Final Report Summary - IPHASEFLOW (The new technology of intermetallic phases treatment by fluid flow in Al-Si casting alloys)

Al-Si base alloys are widely used in the automotive and aerospace industry, where they have been steadily replacing many conventional ferrous alloys due to their excellent combination of properties like high strength-to-weight ratio, good corrosion resistance, weldability and minimum energy requirement for recycling.

Application of recycled aluminum alloys with even small amounts of iron causes formation of a rich variety of intermediate Fe-rich phases having morphologies described as polyhedral, Chinese script, needles, cubes, platelets. One important phase is the so-called ß-Al5FeSi phase. Its needles are hard and brittle and have a detrimental effect on castings: it causes porosity, promotes crack initiation, lowers fatigue life, but also reduces soldering to molds in especially high-pressure die casting.

The project "iPhaseFlow" aimed to understand the effect of fluid flow on the microstructure and intermetallics in Al-alloys with 5, 7 and 9 wt. % Si. These base materials are alloyed with Fe and Mn in amounts of 0. 2 to 1. 0 wt. %. Experimentally directional solidification was employed under well defined thermal and fluid flow conditions (rotating magnetic field, RMF). The microstructure with the iron intermetallic phases were studied using light microscopy and SEM with EDX, X-Ray tomography and numerical simulation.

The results showed that forced flow causes shortening of the platelets in dendritic and lengthening in eutectic regions with an increasing number density. The application of RMF to AlSi alloys could better shorten ß-Al5FeSi needles compared to variations of the Fe content. It can be deduced for directional solidification, that the melt loaded with ß particles transports these to the overheated bulk liquid where the intermetallics can be fragmented or are dissolved. This leads to microstructures with shorter ß-Al5FeSi and a higher number density.

X-Ray nano-tomography gave a 3D visualisation of the intermetallics and revealed complicated ß-Al5FeSi being structures formed within the mushy zone. These results resolve an open problem in the literature. It was claimed, that small amounts of intermetallics precipitating during solidification restore diffusive mass transport in the transition zone between the fully liquid and the fully solid state (the mush). This observation was not understandable, since the amount of intermetallics even in alloys with 1 wt. % Fe is that small, that the spongy structure of the Al-dendritic network is hardly being affected by them. The nano-tomography clearly shows for the first time, that the intermetallics grow between the dendrites a few millimeters behind the their tips almost transverse to the solidification direction and block fluid flow from the bulk into the mush. Thus even small amount of "dirt" can clog the mushy zone filter.

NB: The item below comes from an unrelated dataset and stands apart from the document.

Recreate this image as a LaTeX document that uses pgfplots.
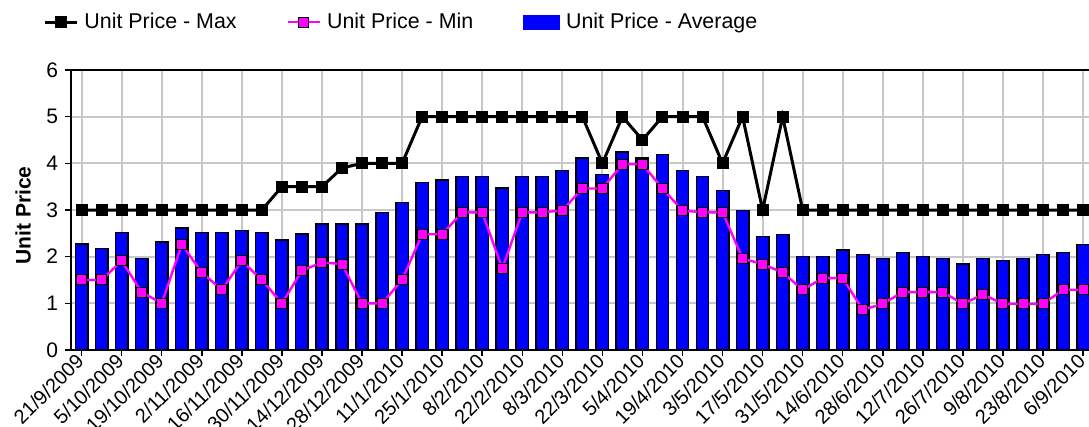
\documentclass[border=0pt]{standalone}
\usepackage{fontspec}
\setmainfont{Liberation Sans}
\usepackage{pgfplots}
\usepackage{pgfplotstable}
\pgfplotsset{compat=1.18}
\definecolor{barblue}{RGB}{0,0,255}
\definecolor{minpink}{RGB}{255,0,255}
\definecolor{gridgray}{RGB}{200,200,200}
\pgfplotstableread{
i max min avg
0 3 1.5 2.27
1 3 1.5 2.18
2 3 1.91 2.52
3 3 1.24 1.96
4 3 1.0 2.31
5 3 2.26 2.61
6 3 1.66 2.52
7 3 1.29 2.52
8 3 1.91 2.56
9 3 1.5 2.52
10 3.5 1.0 2.36
11 3.5 1.7 2.49
12 3.5 1.88 2.7
13 3.9 1.84 2.7
14 4 1.0 2.7
15 4 1.0 2.95
16 4 1.5 3.16
17 5 2.48 3.59
18 5 2.48 3.64
19 5 2.95 3.72
20 5 2.95 3.72
21 5 1.75 3.47
22 5 2.95 3.72
23 5 2.95 3.72
24 5 2.99 3.85
25 5 3.46 4.11
26 4 3.46 3.76
27 5 3.98 4.24
28 4.5 3.98 4.11
29 5 3.46 4.19
30 5 2.99 3.85
31 5 2.95 3.72
32 4 2.95 3.42
33 5 1.96 2.99
34 3 1.84 2.43
35 5 1.66 2.48
36 3 1.29 2.0
37 3 1.54 2.0
38 3 1.54 2.14
39 3 0.86 2.05
40 3 0.99 1.96
41 3 1.24 2.09
42 3 1.24 2.0
43 3 1.24 1.96
44 3 0.99 1.84
45 3 1.19 1.96
46 3 0.99 1.92
47 3 0.99 1.96
48 3 0.99 2.05
49 3 1.29 2.09
50 3 1.29 2.26
}\datatable
\begin{document}
\begin{tikzpicture}
\begin{axis}[
  at={(0,0)}, anchor=south west,
  scale only axis,
  width=510.05pt, height=140pt,
  xmin=-0.53, xmax=50.4,
  ymin=0, ymax=6,
  ytick={0,1,2,3,4,5,6},
  xtick={0,2,...,50},
  xticklabels={21/9/2009,5/10/2009,19/10/2009,2/11/2009,16/11/2009,30/11/2009,14/12/2009,28/12/2009,11/1/2010,25/1/2010,8/2/2010,22/2/2010,8/3/2010,22/3/2010,5/4/2010,19/4/2010,3/5/2010,17/5/2010,31/5/2010,14/6/2010,28/6/2010,12/7/2010,26/7/2010,9/8/2010,23/8/2010,6/9/2010},
  xticklabel style={rotate=45, anchor=east, font=\fontsize{10}{12}\selectfont, inner sep=1pt},
  yticklabel style={font=\fontsize{10.5}{12}\selectfont},
  /pgf/number format/assume math mode=true,
  tick align=outside,
  major tick length=3pt,
  tick style={black, line width=0.75pt},
  xtick pos=bottom, ytick pos=left,
  grid=major,
  major grid style={gridgray, line width=1pt},
  axis line style={black, line width=1pt},
  ylabel={\bfseries Unit Price},
  ylabel style={at={(axis description cs:-0.047,0.48)}, anchor=center, font=\fontsize{10.5}{12}\selectfont},
  legend columns=3,
  legend style={draw=none, fill=none, inner sep=0pt, outer sep=0pt,
    at={(axis description cs:-0.027,1.171)}, anchor=west,
    font=\fontsize{10.7}{12}\selectfont,
    nodes={inner sep=0pt},
    /tikz/every odd column/.append style={column sep=3pt},
    /tikz/every even column/.append style={column sep=25pt}},
  legend image code/.code={\draw[#1] (0pt,0pt) -- (16pt,0pt); \draw[#1, mark repeat=1] plot coordinates {(8pt,0pt)};},
]
\addplot[ybar, bar width=0.62, fill=barblue, draw=black, line width=0.75pt, forget plot] table[x=i, y=avg] {\datatable};
\addplot[black, line width=1.5pt, mark=square*, mark size=2.75pt, mark options={solid, fill=black, draw=black, line width=0.5pt}] table[x=i, y=max] {\datatable};
\addlegendentry{Unit Price - Max}
\addplot[minpink, line width=1.2pt, mark=square*, mark size=2.5pt, mark options={solid, fill=minpink, draw=black, line width=0.5pt}] table[x=i, y=min] {\datatable};
\addlegendentry{Unit Price - Min}
\addlegendimage{legend image code/.code={\fill[barblue] (0pt,-3.5pt) rectangle (18pt,3.5pt);}}
\addlegendentry{Unit Price - Average}
\end{axis}
\pgfresetboundingbox
\path[use as bounding box] (-35.5pt,-38.5pt) rectangle (509pt,175pt);
\end{tikzpicture}
\end{document}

The Project results are relevant for secondary aluminum alloys, since these are always enriched with Fe and Mn. The project allowed to realise and visualise interactions between fluid flow, microstructure and intermetallics in AlSi alloys. It was clearly shown how dedicated fluid flow can change the morphology of intermetallics and how suitable electromagnetic stirring could improve the microstructure and thus the properties.

The results were presented at several international conferences and several scientific publications are currently being prepared to be presented in peer reviewed journals.

The project also included a list of training activities for the fellow which all were executed. Special emphasis was taken on networking the fellow to researchers in the area of solidification. He therefore also attended the internationally well recommended Solidification Course, organised by EPFL Lausanne, Calcom and ESI Group in 2010 and a course on Successful Presentations in English in 2011.

Therefore the project enhanced the European Union scientific excellence, since it shows European foundries how to manage fluid flow to yield better castings.